The name of this Toronto restaurant is taken from a novel by Japanese author Haruki Murakami. The decor of the café takes on themes from the novel. Birds swoop across the walls:
…and the tables:
The space is so fanciful that I found myself writing notes about the decor. Truthfully, I am stealing ideas for interior decorating tips for my home.
The musical accompaniment was serene in an event that engages and excites all the senses.
What I found is that Wind-Up Bird Cafe is a space that doesn’t simply provide food, but also nourishes ideas and engagement with its community.
Sang Kim spoke about his life as an entrepreneur and his passion. He is a staunch supporter of food literacy as well as cultural events. Wind-Up Bird Cafe will be having both types of events including book launches, author readings (I think my brunch club will happily become a dinner club for this!), cooking demonstrations, as well as social and environmental justice.
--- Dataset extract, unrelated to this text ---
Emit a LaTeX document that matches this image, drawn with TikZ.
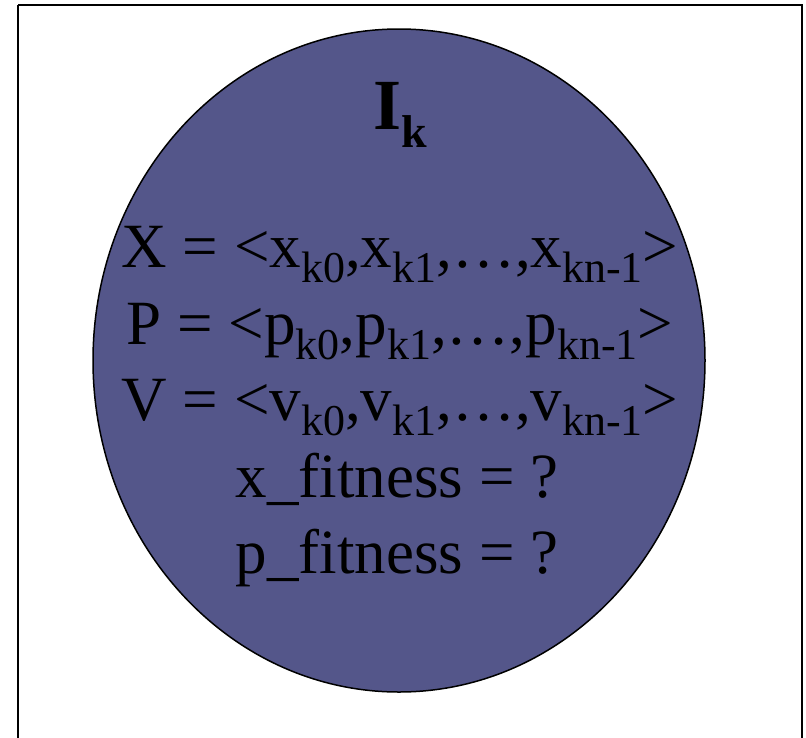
\documentclass[tikz,border=0pt]{standalone}
\usepackage{fontspec}
\setmainfont{Liberation Serif}
\definecolor{ballfill}{RGB}{84,86,138}
\newcommand\sbx[1]{\raisebox{-15pt}{\fontsize{44}{44}\selectfont #1}}
\begin{document}
\begin{tikzpicture}[x=1pt,y=-1pt,
  frame/.style={draw=black,line width=2pt},
  ball/.style={draw=black,line width=1.5pt,fill=ballfill},
  txt/.style={anchor=base,inner sep=0pt,font=\fontsize{63}{63}\selectfont},
  ttl/.style={anchor=base,inner sep=0pt,font=\fontsize{72}{72}\selectfont\bfseries}]
\useasboundingbox (0,0) rectangle (806,737);
\draw[frame] (18,5) -- (802,5) -- (802,760) (18,5) -- (18,760);
\path[ball] (399,360.5) ellipse [x radius=306, y radius=331.5];
\node[ttl] (title) at (400,129) {I\raisebox{-18pt}{\fontsize{46}{46}\selectfont k}};
\node[txt] (lx) at (400,267) {X = <x\sbx{k0},x\sbx{k1},…,x\sbx{kn-1}>};
\node[txt] (lp) at (400,344) {P = <p\sbx{k0},p\sbx{k1},…,p\sbx{kn-1}>};
\node[txt] (lv) at (400,420) {V = <v\sbx{k0},v\sbx{k1},…,v\sbx{kn-1}>};
\node[txt] (lxf) at (397,497) {x\_fitness = ?};
\node[txt] (lpf) at (397,573) {p\_fitness = ?};
\end{tikzpicture}
\end{document}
Yumiko Kobayashi is the chef and co-owner of Wind-Up Bird Cafe. Her inspiration for the menu came from both her friends and her mother. Since she has both vegetarian and meat eater friends, she wished to make a place where they both could come together and share a meal. Her mother encouraged the eating of many vegetables and always included several times more veggies than meat. Nothing makes for a better meal than one that is inspired by the people you care for.
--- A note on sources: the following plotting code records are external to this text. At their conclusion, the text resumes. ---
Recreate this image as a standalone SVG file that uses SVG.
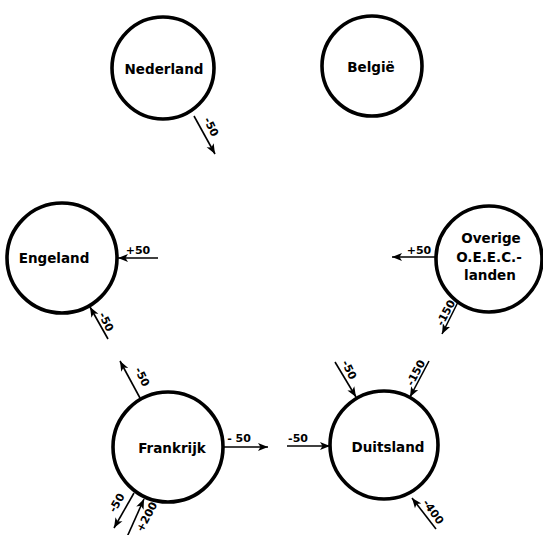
<svg xmlns="http://www.w3.org/2000/svg" width="543" height="535" viewBox="0 0 543 535">
<style>
.node{fill:#fff;stroke:#000;stroke-width:3.6}
.name{font-family:"DejaVu Sans",sans-serif;font-weight:bold;font-size:13.5px;fill:#000;text-anchor:middle;dominant-baseline:central}
.num{font-family:"DejaVu Sans",sans-serif;font-weight:bold;font-size:11px;fill:#000;text-anchor:middle;dominant-baseline:central}
.arr{stroke:#000;stroke-width:1.6;fill:none;marker-end:url(#ah)}
</style>
<defs>
<marker id="ah" markerUnits="userSpaceOnUse" markerWidth="11" markerHeight="9" refX="10" refY="4.5" orient="auto">
<path d="M0,0.5 L10,4.5 L0,8.5 L2.5,4.5 Z" fill="#000"/>
</marker>
</defs>
<rect width="543" height="535" fill="#fff"/>
<g id="nederland"><circle class="node" cx="163" cy="68" r="51"/><text class="name" x="164" y="69">Nederland</text></g>
<g id="belgie"><circle class="node" cx="372" cy="66" r="50"/><text class="name" x="371" y="67">België</text></g>
<g id="engeland"><circle class="node" cx="62" cy="258" r="55"/><text class="name" x="54" y="258">Engeland</text></g>
<g id="overige"><circle class="node" cx="489" cy="259" r="53"/>
<text class="name" x="491" y="238">Overige</text><text class="name" x="489" y="257">O.E.E.C.-</text><text class="name" x="490" y="275">landen</text></g>
<g id="frankrijk"><circle class="node" cx="168" cy="447" r="55"/><text class="name" x="172" y="448">Frankrijk</text></g>
<g id="duitsland"><circle class="node" cx="384" cy="445" r="54"/><text class="name" x="388" y="447">Duitsland</text></g>
<g id="connectors">
<line class="arr" x1="194" y1="116" x2="215" y2="154"/>
<text class="num" transform="translate(211,127) rotate(64)">-50</text>
<line class="arr" x1="158" y1="258" x2="118" y2="258"/>
<text class="num" x="138" y="250">+50</text>
<line class="arr" x1="108" y1="339" x2="90" y2="307"/>
<text class="num" transform="translate(106,322) rotate(64)">-50</text>
<line class="arr" x1="435" y1="257" x2="392" y2="257"/>
<text class="num" x="419" y="250">+50</text>
<line class="arr" x1="458" y1="302" x2="442" y2="334"/>
<text class="num" transform="translate(446,313) rotate(-62)">-150</text>
<line class="arr" x1="140" y1="398" x2="120" y2="361"/>
<text class="num" transform="translate(142,377) rotate(64)">-50</text>
<line class="arr" x1="223" y1="447" x2="268" y2="447"/>
<text class="num" x="239" y="438">- 50</text>
<line class="arr" x1="134" y1="493" x2="114" y2="528"/>
<text class="num" transform="translate(117,503) rotate(-60)">-50</text>
<line class="arr" x1="127" y1="537" x2="144" y2="499"/>
<text class="num" transform="translate(147,517) rotate(-62)">+200</text>
<line class="arr" x1="287" y1="446" x2="330" y2="446"/>
<text class="num" x="298" y="438">-50</text>
<line class="arr" x1="335" y1="362" x2="356" y2="397"/>
<text class="num" transform="translate(349,370) rotate(64)">-50</text>
<line class="arr" x1="429" y1="361" x2="410" y2="397"/>
<text class="num" transform="translate(416,373) rotate(-62)">-150</text>
<line class="arr" x1="436" y1="529" x2="412" y2="498"/>
<text class="num" transform="translate(433,512) rotate(55)">-400</text>
</g>
</svg>
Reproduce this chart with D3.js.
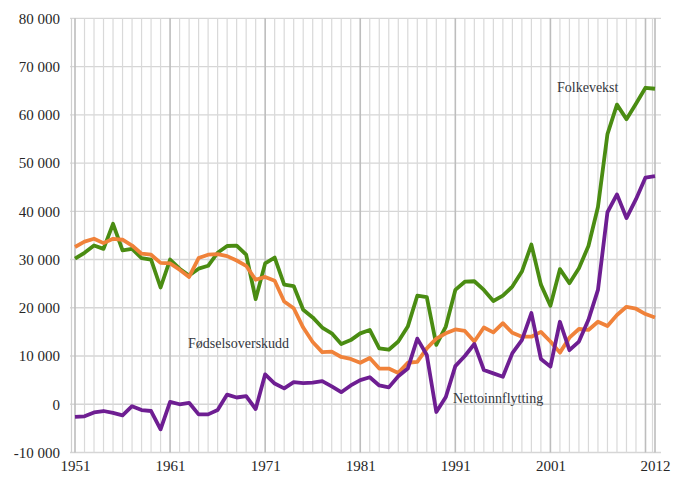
<!DOCTYPE html>
<html>
<head>
<meta charset="utf-8">
<script src="https://cdn.jsdelivr.net/npm/d3@7"></script>
<style>
  body { margin: 0; background: #fff; }
</style>
</head>
<body>
<div id="chart"></div>
<script>
// data, one value per year
var years = d3.range(1951, 2013);

var folkevekst = [
  30200, 31400, 32900, 32200, 37400, 31900, 32200, 30300, 30000, 24200,
  30000, 28100, 26700, 28100, 28700, 31400, 32800, 32900, 31000, 21800,
  29200, 30400, 24800, 24500, 19600, 18000, 15900, 14700, 12500, 13300,
  14700, 15400, 11600, 11300, 13000, 16100, 22500, 22200, 12300, 16100,
  23700, 25400, 25500, 23700, 21400, 22500, 24400, 27500, 33100, 24800,
  20400, 28000, 25100, 28200, 32800, 40900, 56000, 62100, 59100, 62300,
  65600, 65400
];

var fodselsoverskudd = [
  32600, 33700, 34300, 33400, 34300, 34100, 32900, 31200, 31000, 29300,
  29200, 27900, 26400, 30300, 31000, 31100, 30700, 29800, 28700, 25800,
  26400, 25600, 21300, 19900, 15900, 12900, 10800, 10900, 9800, 9400,
  8600, 9600, 7400, 7400, 6500, 8600, 8800, 11600, 13600, 14700,
  15500, 15200, 13000, 15900, 14900, 16800, 14800, 14000, 14000, 15000,
  13000, 10700, 13800, 15600, 15400, 17100, 16200, 18500, 20200, 19800,
  18700, 18000
];

var nettoinnflytting = [
  -2600, -2500, -1700, -1400, -1800, -2300, -400, -1200, -1400, -5200,
  500, 0, 300, -2100, -2100, -1200, 2000, 1400, 1700, -1000,
  6200, 4300, 3300, 4600, 4400, 4500, 4800, 3700, 2500, 3900,
  5000, 5600, 3900, 3500, 5800, 7400, 13600, 10200, -1600, 1500,
  7900, 10000, 12500, 7100, 6400, 5700, 10600, 13300, 18900, 9400,
  7800, 17100, 11200, 13000, 17500, 23700, 39800, 43500, 38600, 42500,
  47000, 47300
];

var yTicks = d3.range(-10000, 80001, 10000);
var xTickYears = [1951, 1961, 1971, 1981, 1991, 2001, 2012];

var series = [
  { name: 'Folkevekst', values: folkevekst, color: '#4a8c12', lx: 557, ly: 92 },
  { name: 'Fødselsoverskudd', values: fodselsoverskudd, color: '#f0823a', lx: 188, ly: 348 },
  { name: 'Nettoinnflytting', values: nettoinnflytting, color: '#6e1e92', lx: 453, ly: 403 }
];

var width = 673;
var height = 483;
var serif = '"Liberation Serif", "Times New Roman", serif';

var x = d3.scaleLinear().domain([1951, 2012]).range([75, 655]);
var y = d3.scaleLinear().domain([-10000, 80000]).range([452.5, 18.3]);

var locale = d3.formatLocale({ decimal: ',', thousands: ' ', grouping: [3], currency: ['', ''], minus: '-' });
var fmt = locale.format(',');

var svg = d3.select('#chart')
  .append('svg')
  .attr('width', width)
  .attr('height', height)
  .attr('font-family', serif);

// horizontal grid
svg.append('g')
  .selectAll('line')
  .data(yTicks)
  .enter()
  .append('line')
  .attr('x1', 70)
  .attr('x2', 661)
  .attr('y1', function(d) { return y(d); })
  .attr('y2', function(d) { return y(d); })
  .attr('stroke', '#d6d6d6')
  .attr('stroke-width', 1.3);

// vertical grid, darker every ten years
svg.append('g')
  .selectAll('line')
  .data(years)
  .enter()
  .append('line')
  .attr('x1', function(d) { return x(d); })
  .attr('x2', function(d) { return x(d); })
  .attr('y1', y(80000))
  .attr('y2', y(-10000))
  .attr('stroke', function(d) { return (d - 1951) % 10 === 0 || d === 2012 ? '#bdbdbd' : '#d9d9d9'; })
  .attr('stroke-width', function(d) { return (d - 1951) % 10 === 0 || d === 2012 ? 1.6 : 1.2; });

// frame lines at the edges
svg.append('line')
  .attr('x1', 71.5).attr('x2', 71.5)
  .attr('y1', y(80000)).attr('y2', y(-10000))
  .attr('stroke', '#d0d0d0').attr('stroke-width', 1.2);
svg.append('line')
  .attr('x1', 652.5).attr('x2', 652.5)
  .attr('y1', y(80000)).attr('y2', y(-10000))
  .attr('stroke', '#d9d9d9').attr('stroke-width', 1.2);

// axes
var yAxis = svg.append('g')
  .attr('transform', 'translate(70,0)')
  .call(d3.axisLeft(y).tickValues(yTicks).tickSize(0).tickPadding(10).tickFormat(fmt));
yAxis.select('.domain').remove();
yAxis.selectAll('text')
  .style('font-family', serif)
  .style('font-size', '15px')
  .attr('fill', '#262626');

var xAxis = svg.append('g')
  .attr('transform', 'translate(0,' + y(-10000) + ')')
  .call(d3.axisBottom(x).tickValues(xTickYears).tickSize(0).tickPadding(8).tickFormat(d3.format('d')));
xAxis.select('.domain').remove();
xAxis.selectAll('text')
  .style('font-family', serif)
  .style('font-size', '15px')
  .attr('fill', '#262626');

// lines
var line = d3.line()
  .x(function(d, i) { return x(years[i]); })
  .y(function(d) { return y(d); });

svg.append('g')
  .selectAll('path')
  .data(series)
  .enter()
  .append('path')
  .attr('d', function(d) { return line(d.values); })
  .attr('fill', 'none')
  .attr('stroke', function(d) { return d.color; })
  .attr('stroke-width', 3.8)
  .attr('stroke-linejoin', 'round');

// series labels
svg.append('g')
  .selectAll('text')
  .data(series)
  .enter()
  .append('text')
  .attr('x', function(d) { return d.lx; })
  .attr('y', function(d) { return d.ly; })
  .attr('font-size', 14)
  .attr('fill', '#333740')
  .text(function(d) { return d.name; });
</script>
</body>
</html>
The media had a live cooking show as Proteen Queen demonstrated to Kiki how to cook tofu burgers. Proteen Queen, who is 16 years old, has been cooking ever since she remembers and her passion for cooking shows. She even has her own blog, Proteen Queen. There is nothing like kids teaching kids to cook. There is also nothing like watching kids teach kids how to cook. How would you describe the making tofu balls? Kiki says it is like making snow balls. (I’m sorry — aren’t we trying to escape winter?!)
Here is the Kid-Chen Confidential in action. This is when it started to smell really, really good.
After capping off the evening with a light and tangy mango cheesecake I felt like a whole different self (with acceding nod to the Chronicle).